A "correct but 3x slower" schema is still a failed migration.

Rollout sequence using shadow pattern

1. create new schema objects (expand phase)
2. replicate data to shadow
3. mirror real traffic and compare results
4. fix mismatches and performance regressions
5. canary tenant cutover
6. progressive cutover by traffic percentage
7. keep shadow/replay for post-cutover confidence window
8. contract old schema after safety horizon

This is essentially expand-contract with production-grade validation.

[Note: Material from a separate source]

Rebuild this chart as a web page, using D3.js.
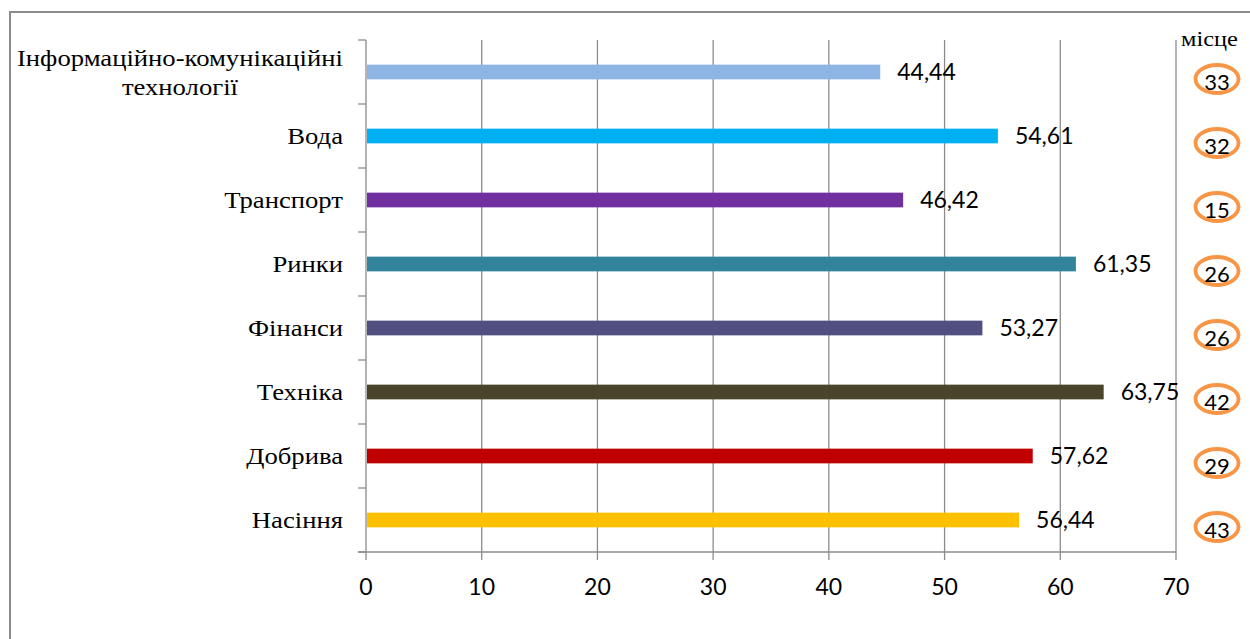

Handling unsafe migration classes

High-risk operations:

• column type changes with large rewrites
• unique constraint introduction on dirty data
• partition strategy changes
• index rebuilds on hot tables

For these, shadow verification should include failure injection and contention simulation, not only sunny-day replay.

Operational safeguards

• kill switch to stop mirroring quickly
• strict resource quotas for shadow workload
• isolated credentials and network paths
• PII handling policy for mirrored data
• clear ownership between DB, app, and SRE teams

Shadow infra must never jeopardize production stability.

Common pitfalls

• mirroring only happy-path endpoints
• low sample rates that miss critical edge cases
• no mismatch triage process (alert fatigue)
• treating zero mismatches for one hour as enough evidence
• immediate old-schema deletion after cutover

Confidence comes from sustained observation across peak traffic patterns.

Metrics and acceptance criteria

Define clear go/no-go gates:

• mismatch rate below threshold for N days
• no severity-1 invariant violations
• p95/p99 latency parity within agreed margin
• lock/deadlock metrics not worse than baseline

Decisions should be data-based, not deadline-based.

Example use case

Suppose you split orders table into:

• orders_core
• orders_pricing
• orders_audit

Shadow flow:

• duplicate writes from order service to both old and new models
• mirror reads for checkout and order-history endpoints
• compare responses and financial invariants
• canary with internal users, then 1%, 10%, 50%, 100%

This catches join gaps and denormalization mistakes before broad blast radius.

Final takeaway

The shadow database pattern turns migration risk into measurable signals. For large systems, it is one of the most reliable ways to validate schema changes under real conditions without betting production correctness on staging assumptions.